Hildebrandt surrendered a shot clock point early in the match, but quickly found a takedown to go into the break with a 2-1 lead. From there, the match was dominated by Hildebrandt. She scored three more takedowns and utilized her powerful leg lace to finish up the win and punch her ticket to tomorrow’s finals.

Three-time World Team member Forrest Molinari will compete for a bronze medal at 65 kg on Sunday, after dropping a 6-2 decision to 2019 Junior World champion Miwa Morikawa of Japan in the semifinals.

Molinari controlled the hand fighting throughout the bout and tired out her opponent, but Morikawa scored in key situations to secure the win. Molinari had the match to within two points late, but Morikawa scored a takedown at the edge with 20 seconds left to post the win. It marked Japan’s third-straight win in the session, giving them finalists at 50kg, 53kg and 65kg.

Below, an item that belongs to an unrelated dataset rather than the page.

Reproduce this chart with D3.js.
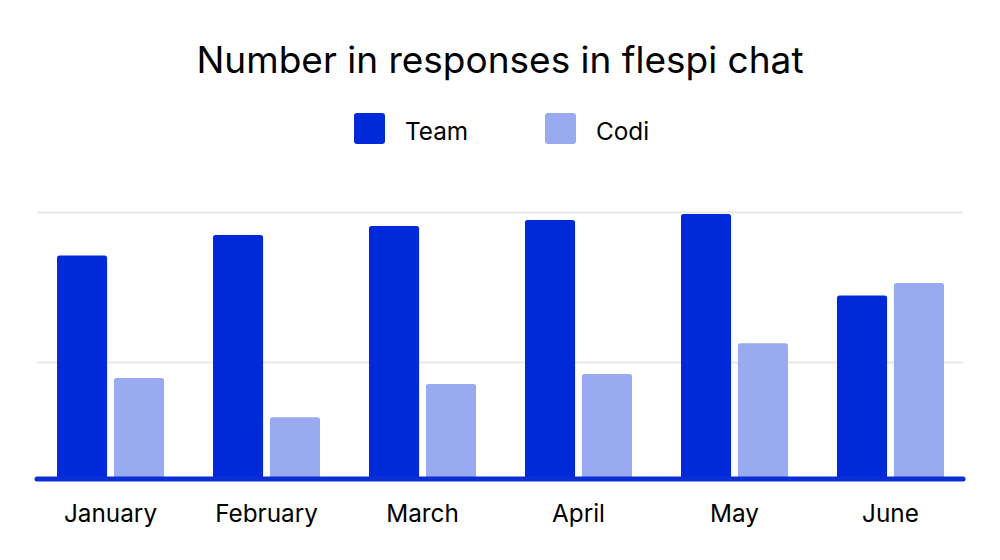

Molinari’s opponent in her bronze-medal match is yet to be determined. She will wrestle the winner of the Wednesday morning repechage match between Mariya Mamashuk of Belarus and Aina Temirtassova of Kazakhstan.

Molinari has qualified for a bronze medal match in all three of her World Championships appearances, after placing fifth at the 2018 and 2019 Senior Worlds.

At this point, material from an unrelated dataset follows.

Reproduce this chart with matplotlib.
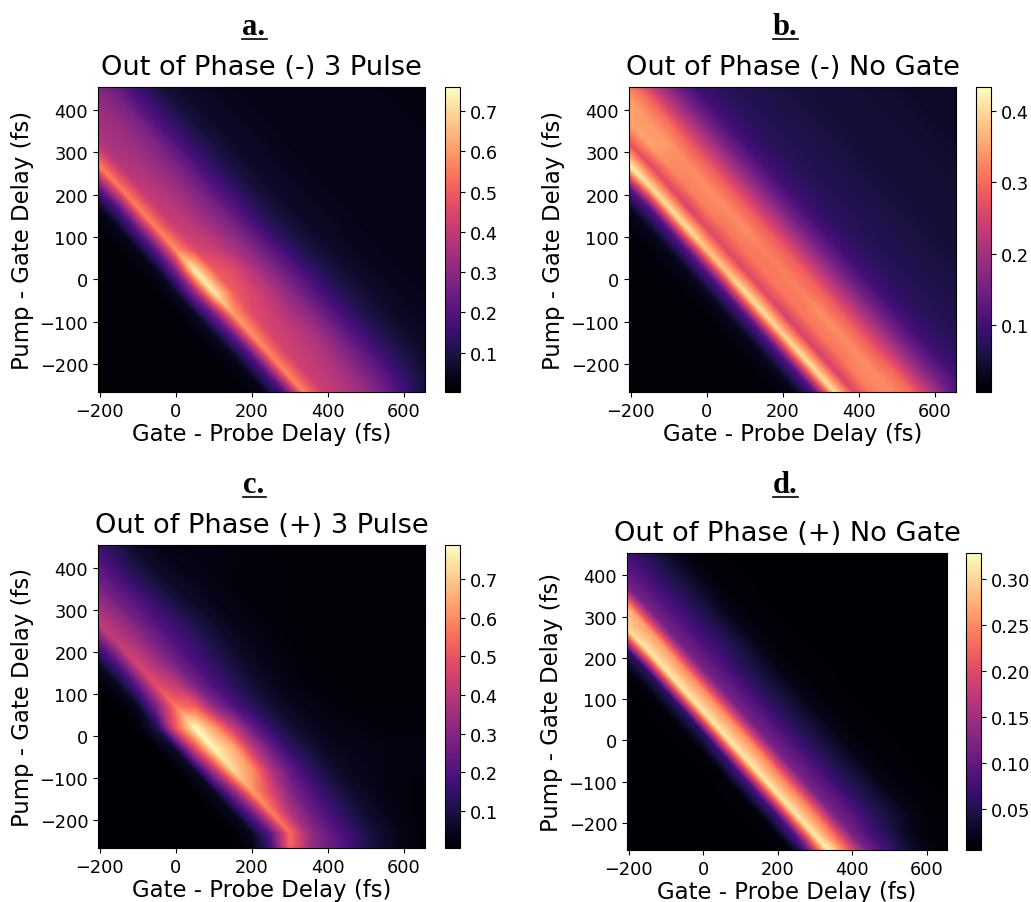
import matplotlib
matplotlib.use("Agg")
import matplotlib.pyplot as plt
import numpy as np
from matplotlib.cm import ScalarMappable
from matplotlib.colors import Normalize
from matplotlib.lines import Line2D
from matplotlib.tri import Triangulation

W, H = 1031, 903
delay_x = [-205, -150, -100, -50, 0, 50, 100, 150, 200, 250, 300, 350, 400, 450, 500, 550, 600, 655]
delay_y = [470, 420, 370, 320, 270, 220, 170, 120, 70, 20, -30, -80, -130, -180, -230, -280]
x_ticks = [-200, 0, 200, 400, 600]
y_ticks = [-200, -100, 0, 100, 200, 300, 400]

panel_a = [
 [.27,.20,.13,.08,.06,.05,.04,.035,.03,.03,.03,.03,.03,.03,.03,.025,.025,.025],
 [.32,.27,.19,.13,.08,.06,.05,.04,.035,.03,.03,.03,.03,.03,.03,.03,.025,.025],
 [.35,.32,.27,.19,.13,.08,.06,.05,.04,.035,.03,.03,.03,.03,.03,.03,.03,.025],
 [.38,.35,.32,.27,.19,.13,.085,.06,.05,.04,.035,.03,.03,.03,.03,.03,.03,.03],
 [.55,.38,.36,.32,.27,.19,.13,.085,.06,.05,.04,.035,.03,.03,.03,.03,.03,.03],
 [.22,.54,.40,.37,.33,.27,.19,.13,.085,.06,.05,.04,.035,.03,.03,.03,.03,.03],
 [.04,.20,.55,.41,.38,.33,.27,.20,.13,.085,.06,.05,.04,.035,.03,.03,.03,.03],
 [.015,.04,.22,.55,.42,.39,.34,.28,.20,.13,.09,.06,.05,.04,.035,.03,.03,.03],
 [.01,.015,.04,.22,.58,.45,.42,.36,.29,.21,.14,.09,.065,.05,.04,.035,.03,.03],
 [.01,.01,.015,.04,.25,.73,.50,.46,.38,.30,.22,.15,.10,.07,.05,.04,.035,.03],
 [.01,.01,.01,.015,.05,.30,.72,.50,.44,.38,.30,.22,.15,.10,.07,.05,.04,.035],
 [.01,.01,.01,.01,.015,.05,.25,.60,.46,.42,.36,.30,.22,.15,.10,.07,.05,.04],
 [.01,.01,.01,.01,.01,.015,.05,.22,.58,.44,.41,.37,.30,.22,.15,.10,.07,.05],
 [.01,.01,.01,.01,.01,.01,.015,.04,.20,.56,.43,.40,.36,.29,.22,.15,.10,.06],
 [.01,.01,.01,.01,.01,.01,.01,.015,.04,.20,.56,.42,.39,.35,.28,.21,.14,.08],
 [.01,.01,.01,.01,.01,.01,.01,.01,.015,.04,.18,.56,.42,.38,.33,.26,.17,.08],
]
panel_b = [
 [.30,.22,.15,.10,.08,.07,.065,.06,.055,.05,.05,.05,.045,.045,.04,.04,.04,.04],
 [.35,.30,.22,.15,.10,.08,.07,.065,.06,.055,.05,.05,.05,.045,.045,.04,.04,.04],
 [.35,.34,.30,.22,.15,.10,.08,.07,.065,.06,.055,.05,.05,.05,.045,.045,.04,.04],
 [.27,.35,.34,.29,.22,.15,.10,.08,.07,.065,.06,.055,.05,.05,.05,.045,.045,.04],
 [.42,.26,.33,.33,.29,.22,.15,.10,.08,.07,.065,.06,.055,.05,.05,.05,.045,.045],
 [.13,.40,.26,.32,.33,.29,.22,.15,.10,.08,.07,.065,.06,.055,.05,.05,.05,.045],
 [.03,.12,.40,.25,.32,.33,.29,.22,.15,.10,.08,.07,.065,.06,.055,.05,.05,.05],
 [.015,.03,.12,.40,.26,.31,.33,.29,.22,.15,.10,.08,.07,.065,.06,.055,.05,.05],
 [.012,.015,.03,.12,.38,.26,.31,.32,.29,.22,.15,.10,.08,.07,.065,.06,.055,.05],
 [.012,.012,.015,.03,.12,.38,.26,.31,.32,.29,.22,.15,.10,.08,.07,.065,.06,.055],
 [.012,.012,.012,.015,.03,.12,.40,.26,.31,.32,.29,.22,.15,.10,.08,.07,.065,.06],
 [.012,.012,.012,.012,.015,.03,.12,.40,.25,.31,.33,.29,.22,.15,.10,.08,.07,.065],
 [.012,.012,.012,.012,.012,.015,.03,.12,.39,.25,.31,.33,.29,.22,.15,.10,.08,.07],
 [.012,.012,.012,.012,.012,.012,.015,.03,.12,.40,.25,.31,.33,.29,.22,.15,.10,.08],
 [.012,.012,.012,.012,.012,.012,.012,.015,.03,.12,.40,.25,.32,.33,.30,.22,.15,.10],
 [.012,.012,.012,.012,.012,.012,.012,.012,.015,.03,.12,.40,.26,.32,.33,.30,.22,.13],
]
panel_c = [
 [.15,.09,.05,.03,.02,.025,.025,.02,.02,.015,.015,.015,.012,.012,.012,.012,.012,.012],
 [.20,.13,.08,.05,.035,.03,.03,.025,.02,.02,.015,.015,.012,.012,.012,.012,.012,.012],
 [.26,.19,.13,.08,.055,.04,.03,.02,.02,.02,.015,.015,.012,.012,.012,.012,.012,.012],
 [.34,.26,.20,.14,.09,.06,.04,.03,.02,.02,.015,.015,.012,.012,.012,.012,.012,.012],
 [.42,.35,.27,.20,.15,.10,.065,.04,.03,.02,.015,.015,.012,.012,.012,.012,.012,.012],
 [.20,.42,.36,.27,.20,.15,.10,.06,.04,.025,.02,.015,.015,.012,.012,.012,.012,.012],
 [.05,.20,.45,.37,.27,.19,.14,.09,.055,.035,.025,.02,.015,.015,.012,.012,.012,.012],
 [.012,.05,.22,.48,.42,.28,.19,.13,.08,.05,.03,.02,.02,.015,.015,.012,.012,.012],
 [.01,.012,.05,.28,.56,.52,.32,.20,.13,.08,.05,.035,.025,.02,.015,.015,.015,.015],
 [.008,.01,.012,.10,.50,.78,.62,.42,.24,.14,.08,.05,.035,.03,.025,.02,.02,.02],
 [.006,.008,.01,.012,.07,.45,.77,.66,.42,.25,.14,.09,.05,.04,.035,.03,.03,.03],
 [.006,.006,.008,.01,.012,.06,.38,.72,.60,.38,.23,.14,.08,.05,.04,.03,.025,.025],
 [.006,.006,.006,.008,.01,.012,.05,.30,.62,.46,.30,.20,.13,.08,.05,.03,.025,.02],
 [.006,.006,.006,.006,.008,.01,.012,.05,.25,.57,.38,.26,.18,.12,.07,.04,.025,.02],
 [.006,.006,.006,.006,.006,.008,.01,.012,.05,.22,.54,.34,.24,.17,.10,.06,.03,.02],
 [.006,.006,.006,.006,.006,.006,.008,.01,.03,.15,.52,.36,.26,.20,.12,.07,.035,.02],
]
panel_d = [
 [.07,.045,.025,.012,.009,.008,.007,.007,.007,.007,.007,.007,.007,.007,.007,.007,.007,.007],
 [.09,.065,.045,.025,.012,.009,.008,.007,.007,.007,.007,.007,.007,.007,.007,.007,.007,.007],
 [.12,.09,.065,.045,.025,.012,.009,.008,.007,.007,.007,.007,.007,.007,.007,.007,.007,.007],
 [.28,.12,.09,.065,.045,.022,.012,.009,.008,.007,.007,.007,.007,.007,.007,.007,.007,.007],
 [.30,.26,.12,.09,.065,.045,.022,.012,.009,.008,.007,.007,.007,.007,.007,.007,.007,.007],
 [.06,.31,.26,.12,.09,.065,.045,.022,.012,.009,.008,.007,.007,.007,.007,.007,.007,.007],
 [.012,.06,.31,.25,.12,.09,.06,.04,.02,.012,.009,.008,.007,.007,.007,.007,.007,.007],
 [.008,.012,.06,.31,.25,.12,.09,.06,.04,.02,.012,.009,.008,.007,.007,.007,.007,.007],
 [.007,.008,.012,.06,.31,.25,.12,.09,.06,.04,.02,.012,.009,.008,.007,.007,.007,.007],
 [.007,.007,.008,.012,.06,.31,.25,.12,.09,.06,.04,.02,.012,.009,.008,.007,.007,.007],
 [.007,.007,.007,.008,.012,.07,.31,.25,.12,.09,.06,.04,.02,.012,.009,.008,.007,.007],
 [.007,.007,.007,.007,.008,.012,.08,.31,.24,.12,.09,.06,.04,.02,.012,.009,.008,.007],
 [.007,.007,.007,.007,.007,.008,.012,.08,.31,.24,.12,.09,.06,.04,.02,.012,.009,.008],
 [.007,.007,.007,.007,.007,.007,.008,.012,.08,.31,.24,.12,.09,.06,.04,.02,.012,.009],
 [.007,.007,.007,.007,.007,.007,.007,.008,.012,.09,.31,.23,.12,.08,.05,.025,.012,.009],
 [.007,.007,.007,.007,.007,.007,.007,.007,.008,.012,.12,.32,.22,.12,.08,.04,.02,.01],
]

letters = ["a.", "b.", "c.", "d."]
titles = ["Out of Phase (-) 3 Pulse", "Out of Phase (-) No Gate",
          "Out of Phase (+) 3 Pulse", "Out of Phase (+) No Gate"]
panels = [panel_a, panel_b, panel_c, panel_d]
vmins = [0.002, 0.006, 0.004, 0.005]
vmaxs = [0.76, 0.434, 0.788, 0.328]
cbar_ticks = [[.1, .2, .3, .4, .5, .6, .7], [.1, .2, .3, .4],
              [.1, .2, .3, .4, .5, .6, .7], [.05, .10, .15, .20, .25, .30]]
cbar_fmt = ["%.1f", "%.1f", "%.1f", "%.2f"]
ax_boxes = [(98, 425, 88, 393), (629, 956, 88, 393), (98, 425, 546, 849), (627, 947, 554, 851)]
cb_boxes = [(445, 460, 88, 393), (976, 991, 88, 393), (445, 460, 546, 849), (966, 981, 554, 851)]
letter_pos = [(254, 35, 242, 267), (785, 35, 773, 798), (254, 493, 243, 266), (785, 493, 773, 798)]


def frac(b):
    l, r, t, bt = b
    return [l / W, 1 - bt / H, (r - l) / W, (bt - t) / H]


# Triangles run along the diagonal bands, so the mesh follows the ridge.
gx, gy = np.meshgrid(delay_x, delay_y)
nr, nc = gx.shape
tris = []
for r in range(nr - 1):
    for c in range(nc - 1):
        a, b, d, e = r * nc + c, r * nc + c + 1, (r + 1) * nc + c, (r + 1) * nc + c + 1
        tris += [[a, b, e], [a, e, d]]
mesh = Triangulation(gx.ravel(), gy.ravel(), tris)

fig = plt.figure(figsize=(W / 100, H / 100), dpi=100)

for i in range(4):
    ax = fig.add_axes(frac(ax_boxes[i]))
    norm = Normalize(vmins[i], vmaxs[i])
    levels = np.linspace(vmins[i], vmaxs[i], 200)
    ax.tricontourf(mesh, np.ravel(panels[i]), levels=levels, cmap="magma", norm=norm,
                   extend="both", antialiased=False)
    ax.set_xlim(-205, 655)
    ax.set_ylim(-266, 454)
    ax.set_xticks(x_ticks)
    ax.set_yticks(y_ticks)
    ax.tick_params(labelsize=12.8)
    ax.set_xlabel("Gate - Probe Delay (fs)", fontsize=16.4, labelpad=1.5)
    ax.set_ylabel("Pump - Gate Delay (fs)", fontsize=16.4, labelpad=4)
    ax.set_title(titles[i], fontsize=19.6, pad=9.4)
    cax = fig.add_axes(frac(cb_boxes[i]))
    cb = fig.colorbar(ScalarMappable(norm=norm, cmap="magma"), cax=cax,
                      ticks=cbar_ticks[i], format=cbar_fmt[i])
    cb.ax.tick_params(labelsize=12.8)
    lx, ly, ul, ur = letter_pos[i]
    fig.text(lx / W, 1 - ly / H, letters[i], family="Liberation Serif", weight="bold",
             fontsize=22, ha="center", va="baseline")
    fig.add_artist(Line2D([ul / W, ur / W], [1 - (ly + 5) / H] * 2, color="black", lw=1.2))

fig.savefig("out.png", dpi=100)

The other U.S. athlete in Group Two, Amy Fearnside (Colorado Springs, Colo./USOPTC/Titan Mercury WC), was eliminated at 53 kg. She lost her opening match to Katarzyna Krawczyk of Poland. When Krawczyk was beaten in the semifinals, Fearnside was not eligible for repechage. Only athletes who lose to a finalist get pulled back into repechage.

The final four U.S. women wrestlers will begin their competition on Wednesday. Leading this group of U.S. women are 2016 Olympic champion and 2020 Olympic bronze medalist Helen Maroulis at 57 kg and 2020 Olympic champion Tamyra Mensah Stock at 68 kg. Maroulis is also a two-time World champion, while Mensah Stock won a 2019 World title. The other two U.S. women are competing on their first Senior World Team, past Junior World champions Maya Nelson at 59 kg and Kylie Welker at 72 kg.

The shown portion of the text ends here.